======== Task input

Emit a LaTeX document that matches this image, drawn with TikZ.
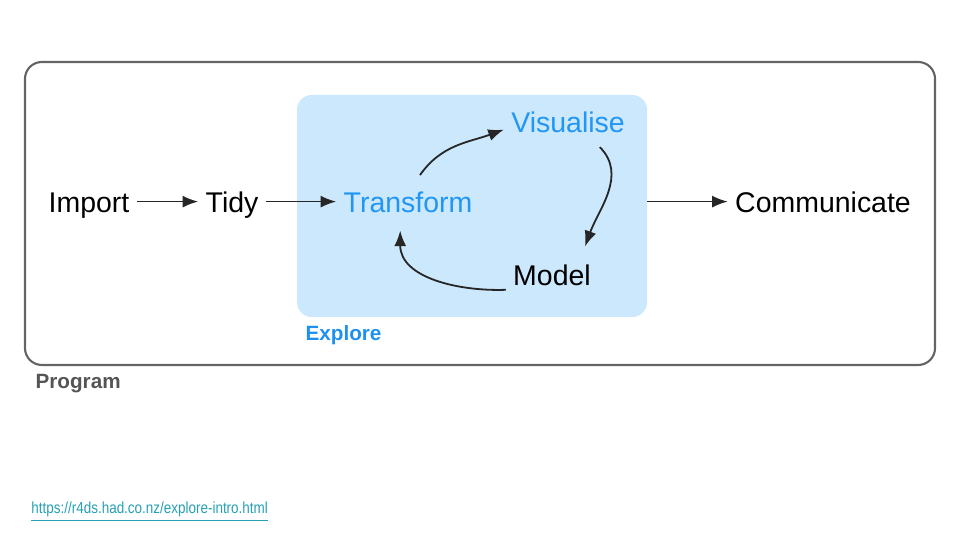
\documentclass[tikz,border=0pt]{standalone}
\usepackage{fontspec}
\setmainfont{Liberation Sans}
\newfontfamily\linkfont[FakeStretch=0.84]{Liberation Sans}
\usepackage{tikz}
\usetikzlibrary{positioning, arrows.meta}
\usepackage{xcolor}
\definecolor{stepblue}{RGB}{33,150,243}
\definecolor{exploreblue}{RGB}{30,144,240}
\definecolor{explorefill}{RGB}{204,232,252}
\definecolor{framegray}{RGB}{100,100,100}
\definecolor{labelgray}{RGB}{85,85,85}
\definecolor{linkteal}{RGB}{38,160,180}

\begin{document}
\begin{tikzpicture}[
    step label/.style={font=\fontsize{13.5}{15}\selectfont, text height=10pt, text depth=3pt},
    flow/.style={-{Latex[length=2.6mm,width=2mm]}, line width=0.85pt, black!85},
    box label/.style={font=\bfseries\fontsize{9.8}{11}\selectfont, anchor=west}
]
            \useasboundingbox (0,0) rectangle (16,9);

            % Program frame and Explore area
            \node[draw=framegray, line width=1pt, rounded corners=8pt,
                  minimum width=15.167cm, minimum height=5.05cm] (program) at (8.0,5.442) {};
            \node[fill=explorefill, rounded corners=7pt,
                  minimum width=5.833cm, minimum height=3.7cm] (explore) at (7.867,5.567) {};
            \node[box label, text=labelgray] (programlabel) at (0.47,2.6) {Program};
            \node[box label, text=exploreblue] (explorelabel) at (4.97,3.41) {Explore};

            % Steps
            \node[step label] (import) at (1.483,5.58) {Import};
            \node[step label] (tidy) at (3.867,5.58) {Tidy};
            \node[step label, text=stepblue] (transform) at (6.8,5.58) {Transform};
            \node[step label, text=stepblue] (visualise) at (9.467,6.92) {Visualise};
            \node[step label] (model) at (9.2,4.37) {Model};
            \node[step label] (communicate) at (13.717,5.58) {Communicate};

            % Straight arrows
            \draw[flow] ([yshift=0.06cm]import.east) -- ([yshift=0.06cm]tidy.west);
            \draw[flow] ([yshift=0.06cm]tidy.east) -- ([yshift=0.06cm]transform.west);
            \draw[flow] ([yshift=0.06cm]explore.east |- communicate.west) -- ([yshift=0.06cm]communicate.west);

            % Explore loop
            \draw[flow] ([shift={(0.2,0.15)}]transform.north) to[out=55,in=200] ([yshift=-0.08cm]visualise.west);
            \draw[flow] ([shift={(0.53,-0.02)}]visualise.south) to[out=-45,in=70] ([shift={(0.55,0.17)}]model.north);
            \draw[flow] ([yshift=-0.2cm]model.west) to[out=182,in=270] ([shift={(-0.13,-0.07)}]transform.south);

            % Source
            \node[anchor=west, text=linkteal, font=\linkfont\fontsize{7.6}{9}\selectfont] (source) at (0.4,0.47)
                {\underline{https://r4ds.had.co.nz/explore-intro.html}};
        \end{tikzpicture}
\end{document}
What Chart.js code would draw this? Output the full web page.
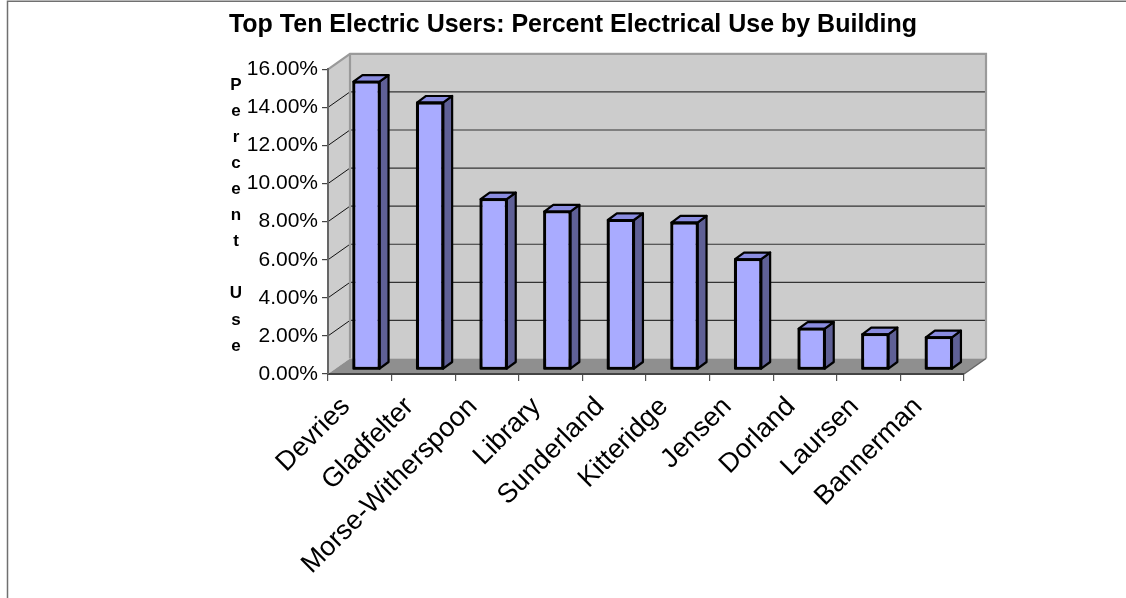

================

### Exercise requirements:
Without the pictures, write out all of the material exactly.

### Result:
Emit a LaTeX document that matches this image, drawn with TikZ.
\documentclass[tikz,border=0pt]{standalone}
\usepackage{fontspec}
\setmainfont{Liberation Sans}
\newfontfamily\linkfont[FakeStretch=0.84]{Liberation Sans}
\usepackage{tikz}
\usetikzlibrary{positioning, arrows.meta}
\usepackage{xcolor}
\definecolor{stepblue}{RGB}{33,150,243}
\definecolor{exploreblue}{RGB}{30,144,240}
\definecolor{explorefill}{RGB}{204,232,252}
\definecolor{framegray}{RGB}{100,100,100}
\definecolor{labelgray}{RGB}{85,85,85}
\definecolor{linkteal}{RGB}{38,160,180}

\begin{document}
\begin{tikzpicture}[
    step label/.style={font=\fontsize{13.5}{15}\selectfont, text height=10pt, text depth=3pt},
    flow/.style={-{Latex[length=2.6mm,width=2mm]}, line width=0.85pt, black!85},
    box label/.style={font=\bfseries\fontsize{9.8}{11}\selectfont, anchor=west}
]
            \useasboundingbox (0,0) rectangle (16,9);

            % Program frame and Explore area
            \node[draw=framegray, line width=1pt, rounded corners=8pt,
                  minimum width=15.167cm, minimum height=5.05cm] (program) at (8.0,5.442) {};
            \node[fill=explorefill, rounded corners=7pt,
                  minimum width=5.833cm, minimum height=3.7cm] (explore) at (7.867,5.567) {};
            \node[box label, text=labelgray] (programlabel) at (0.47,2.6) {Program};
            \node[box label, text=exploreblue] (explorelabel) at (4.97,3.41) {Explore};

            % Steps
            \node[step label] (import) at (1.483,5.58) {Import};
            \node[step label] (tidy) at (3.867,5.58) {Tidy};
            \node[step label, text=stepblue] (transform) at (6.8,5.58) {Transform};
            \node[step label, text=stepblue] (visualise) at (9.467,6.92) {Visualise};
            \node[step label] (model) at (9.2,4.37) {Model};
            \node[step label] (communicate) at (13.717,5.58) {Communicate};

            % Straight arrows
            \draw[flow] ([yshift=0.06cm]import.east) -- ([yshift=0.06cm]tidy.west);
            \draw[flow] ([yshift=0.06cm]tidy.east) -- ([yshift=0.06cm]transform.west);
            \draw[flow] ([yshift=0.06cm]explore.east |- communicate.west) -- ([yshift=0.06cm]communicate.west);

            % Explore loop
            \draw[flow] ([shift={(0.2,0.15)}]transform.north) to[out=55,in=200] ([yshift=-0.08cm]visualise.west);
            \draw[flow] ([shift={(0.53,-0.02)}]visualise.south) to[out=-45,in=70] ([shift={(0.55,0.17)}]model.north);
            \draw[flow] ([yshift=-0.2cm]model.west) to[out=182,in=270] ([shift={(-0.13,-0.07)}]transform.south);

            % Source
            \node[anchor=west, text=linkteal, font=\linkfont\fontsize{7.6}{9}\selectfont] (source) at (0.4,0.47)
                {\underline{https://r4ds.had.co.nz/explore-intro.html}};
        \end{tikzpicture}
\end{document}
What Chart.js code would draw this? Output the full web page.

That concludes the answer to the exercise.